Why Partnering May Be for Every Company
It’s interesting to speculate about how broadly applicable the partnering approach is. After all, some of the drivers of the approach are more characteristic of emerging multinationals. One, they often buy companies that own powerful brands or state-of-the-art technologies and have strong management teams, so it’s natural that they would retain their acquisitions’ identities and management. Two, emerging multinationals’ resources and those of overseas acquisitions are often complementary—not substitutable. That’s why selective coordination has been enough to create value. Three, some emerging multinationals simply lack the capabilities to manage complex overseas integrations. Finally, the conglomerate management style that’s prevalent in emerging markets predisposes these acquirers to the partnering approach.

Context is critical, but before you dismiss the partnering approach as another emerging-markets curiosity, be advised that some companies in the developed world have helped shape it. Cisco uses similar tactics to manage small entrepreneurial companies in which it invests, and Disney has done the same to get the most out of Pixar. The most striking prototype of the approach is, undoubtedly, the Renault-Nissan partnership. In 1999, when Renault acquired a 36% stake in Nissan (which it later upped to 44%), its senior executives emphasized that they weren’t taking over the company. Although Renault did appoint Carlos Ghosn as Nissan’s CEO then, it still saw the deal as a partnership that would maintain the two companies’ distinctive practices and systems, yet allow them to capitalize on scale and synergy. Mutual respect for culture and individuality was paramount.

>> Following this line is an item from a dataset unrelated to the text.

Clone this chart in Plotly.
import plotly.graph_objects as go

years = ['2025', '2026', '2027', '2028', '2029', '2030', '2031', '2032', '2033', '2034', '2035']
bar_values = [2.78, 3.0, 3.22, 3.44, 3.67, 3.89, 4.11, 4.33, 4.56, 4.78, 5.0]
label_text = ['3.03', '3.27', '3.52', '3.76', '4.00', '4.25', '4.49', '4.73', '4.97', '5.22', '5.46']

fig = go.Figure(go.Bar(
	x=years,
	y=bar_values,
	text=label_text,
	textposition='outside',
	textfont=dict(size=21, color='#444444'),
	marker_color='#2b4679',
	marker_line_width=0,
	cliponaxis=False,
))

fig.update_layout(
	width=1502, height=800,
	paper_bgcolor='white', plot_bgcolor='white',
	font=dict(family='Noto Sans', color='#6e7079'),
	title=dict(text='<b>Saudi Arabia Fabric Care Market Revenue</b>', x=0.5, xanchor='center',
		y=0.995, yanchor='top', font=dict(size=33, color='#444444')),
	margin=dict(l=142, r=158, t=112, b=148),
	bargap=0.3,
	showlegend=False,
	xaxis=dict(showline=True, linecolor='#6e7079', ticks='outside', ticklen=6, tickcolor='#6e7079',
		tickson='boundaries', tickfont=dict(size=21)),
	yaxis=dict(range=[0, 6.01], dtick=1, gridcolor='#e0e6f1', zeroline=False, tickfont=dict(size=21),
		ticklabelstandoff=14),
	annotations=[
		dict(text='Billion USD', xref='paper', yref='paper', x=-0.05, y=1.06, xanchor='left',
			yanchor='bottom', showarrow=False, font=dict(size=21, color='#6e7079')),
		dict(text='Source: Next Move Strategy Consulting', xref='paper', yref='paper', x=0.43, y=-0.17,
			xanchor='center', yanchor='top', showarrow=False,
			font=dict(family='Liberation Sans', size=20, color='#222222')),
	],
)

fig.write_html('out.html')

The two companies created several mechanisms to benefit from the union: an alliance board to decide policy issues and fashion strategy; deputations of some senior executives from each company to the other to oversee functions at which they excelled; and multitiered, cross-functional, and cross-company teams to identify areas of cooperation. Renault and Nissan shared best practices in product design, procurement, and manufacturing and, over time, consolidated chunks of their supply chain and manufacturing platforms. By 2006, both companies’ sales, market share, and efficiency had shot up. Their respective market capitalizations grew by 300% between 1999 and 2006, while that of the global automobile industry rose by 27%. The global slowdown has affected Renault-Nissan, as it has all automakers, but the two companies’ fate would surely have been worse had they not teamed up.• • •

The partnering approach does have limitations. The benefits usually associated with the coming together of two companies are slower to materialize. For instance, because of the acquirer’s nonintrusive nature, its capacity to achieve substantial cost reductions, especially by eliminating jobs and sacking employees, is limited. This approach therefore works better for companies that exhibit patience and have a relatively great willingness to take risks—a point that came up frequently in our discussions with senior executives, who noted that they are able to follow this approach because they’re in it for the long run. Managers planning to use the practice should prepare stakeholders appropriately.

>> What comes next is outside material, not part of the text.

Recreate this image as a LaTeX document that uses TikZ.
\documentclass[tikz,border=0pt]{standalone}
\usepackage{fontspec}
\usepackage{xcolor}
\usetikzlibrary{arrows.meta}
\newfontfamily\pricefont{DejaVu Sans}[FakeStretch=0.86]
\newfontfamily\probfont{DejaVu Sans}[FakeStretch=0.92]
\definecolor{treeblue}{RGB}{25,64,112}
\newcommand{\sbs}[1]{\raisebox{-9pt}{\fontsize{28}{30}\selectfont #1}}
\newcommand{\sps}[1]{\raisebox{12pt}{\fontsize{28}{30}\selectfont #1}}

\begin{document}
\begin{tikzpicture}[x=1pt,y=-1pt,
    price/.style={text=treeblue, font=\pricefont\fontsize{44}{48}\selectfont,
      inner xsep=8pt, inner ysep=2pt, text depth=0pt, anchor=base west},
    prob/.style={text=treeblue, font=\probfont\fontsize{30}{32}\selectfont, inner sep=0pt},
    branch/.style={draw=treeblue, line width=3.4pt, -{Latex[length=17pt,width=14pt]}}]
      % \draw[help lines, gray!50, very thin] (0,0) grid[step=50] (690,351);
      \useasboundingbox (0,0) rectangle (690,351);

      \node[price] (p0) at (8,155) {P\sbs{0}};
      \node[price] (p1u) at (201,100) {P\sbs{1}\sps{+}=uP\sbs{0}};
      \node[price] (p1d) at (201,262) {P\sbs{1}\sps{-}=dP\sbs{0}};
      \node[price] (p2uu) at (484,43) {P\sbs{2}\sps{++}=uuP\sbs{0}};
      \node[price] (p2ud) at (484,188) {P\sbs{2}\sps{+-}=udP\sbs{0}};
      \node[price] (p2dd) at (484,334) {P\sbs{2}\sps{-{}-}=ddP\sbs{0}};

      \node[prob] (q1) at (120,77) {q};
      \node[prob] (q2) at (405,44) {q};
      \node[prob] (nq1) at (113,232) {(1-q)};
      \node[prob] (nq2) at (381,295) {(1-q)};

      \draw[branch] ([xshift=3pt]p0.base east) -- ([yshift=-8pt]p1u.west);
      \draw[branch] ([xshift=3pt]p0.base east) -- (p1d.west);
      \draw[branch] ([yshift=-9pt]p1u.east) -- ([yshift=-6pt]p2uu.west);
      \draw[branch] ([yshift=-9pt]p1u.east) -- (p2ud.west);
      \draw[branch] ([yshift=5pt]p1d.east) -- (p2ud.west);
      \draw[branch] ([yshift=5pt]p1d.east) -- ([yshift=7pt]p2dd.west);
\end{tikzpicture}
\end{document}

To conclude, some companies are better suited than others to adopt the partnering approach. Organizations with collaborative, inclusive cultures will have an easier time using the approach than companies with a hierarchical, command-and-control style. Senior executives in acquirer companies must be comfortable achieving goals through influence rather than control. The partnering approach requires leaders with a higher than average tolerance for ambiguity. Respect for new ideas is critical since executives must recognize the strengths of the acquired company and resist the urge to impose their way of doing things. These traits are encoded in the DNA of some organizations, but others will have to develop them. For instance, corporations that have experience managing strategic relationships with other businesses may have already acquired these skills. After all, the partnering approach embodies the best of both alliances and acquisitions.